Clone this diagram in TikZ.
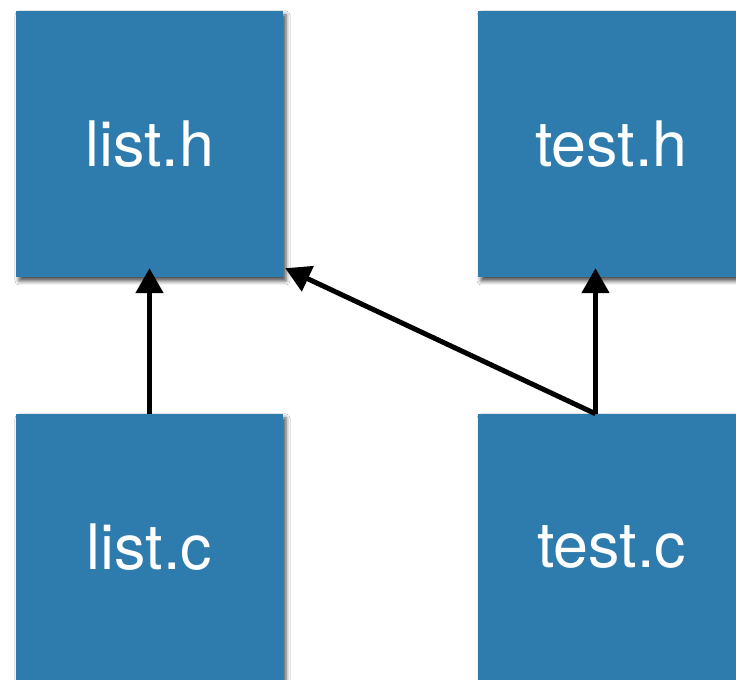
\documentclass[tikz,border=0pt]{standalone}
\usepackage{fontspec}
\setmainfont{TeX Gyre Heros}
\usetikzlibrary{arrows.meta,shadows.blur,calc}
\definecolor{filebox}{RGB}{46,123,173}
\tikzset{
  file/.style={fill=filebox, minimum width=267bp, minimum height=266bp,
    inner sep=0pt, text=white, font=\fontsize{63}{72}\selectfont,
    blur shadow={shadow xshift=3bp, shadow yshift=-4bp, shadow blur radius=4bp, shadow opacity=70}},
  dep/.style={line width=5bp, -{Triangle[width=27bp,length=25bp]}}
}
\begin{document}
\begin{tikzpicture}[x=1bp,y=1bp]
  \useasboundingbox (0,0) rectangle (736,680);
  \clip (0,0) rectangle (736,680);
  \fill[white] (0,0) rectangle (736,680);
  % header and source files
  \node[file] (lh) at (149.5,536) {list.h};
  \node[file] (th) at (611.5,536) {test.h};
  \node[file] (lc) at (149.5,133) {list.c};
  \node[file] (tc) at (611.5,133) {test.c};
  % include dependencies
  \coordinate (tcout) at ($(tc.north)+(-16,0)$);
  \coordinate (lhtip) at ($(lh.south east)+(2,9)$);
  \draw[dep] (lc.north) -- ($(lh.south)+(0,9)$);
  \draw[dep] (tcout) -- ($(th.south)+(-16,9)$);
  \draw[dep] (tcout) -- (lhtip);
\end{tikzpicture}
\end{document}
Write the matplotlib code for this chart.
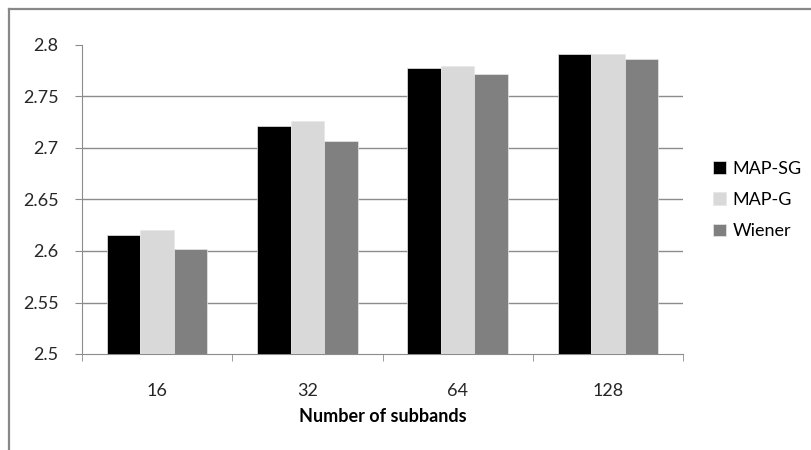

■ **Problem to solve**
Make an exact reproduction of the listing above, without any pictures.

■ **Solution for this task**
Clone this diagram in TikZ.
\documentclass[tikz,border=0pt]{standalone}
\usepackage{fontspec}
\setmainfont{TeX Gyre Heros}
\usetikzlibrary{arrows.meta,shadows.blur,calc}
\definecolor{filebox}{RGB}{46,123,173}
\tikzset{
  file/.style={fill=filebox, minimum width=267bp, minimum height=266bp,
    inner sep=0pt, text=white, font=\fontsize{63}{72}\selectfont,
    blur shadow={shadow xshift=3bp, shadow yshift=-4bp, shadow blur radius=4bp, shadow opacity=70}},
  dep/.style={line width=5bp, -{Triangle[width=27bp,length=25bp]}}
}
\begin{document}
\begin{tikzpicture}[x=1bp,y=1bp]
  \useasboundingbox (0,0) rectangle (736,680);
  \clip (0,0) rectangle (736,680);
  \fill[white] (0,0) rectangle (736,680);
  % header and source files
  \node[file] (lh) at (149.5,536) {list.h};
  \node[file] (th) at (611.5,536) {test.h};
  \node[file] (lc) at (149.5,133) {list.c};
  \node[file] (tc) at (611.5,133) {test.c};
  % include dependencies
  \coordinate (tcout) at ($(tc.north)+(-16,0)$);
  \coordinate (lhtip) at ($(lh.south east)+(2,9)$);
  \draw[dep] (lc.north) -- ($(lh.south)+(0,9)$);
  \draw[dep] (tcout) -- ($(th.south)+(-16,9)$);
  \draw[dep] (tcout) -- (lhtip);
\end{tikzpicture}
\end{document}
Write the matplotlib code for this chart.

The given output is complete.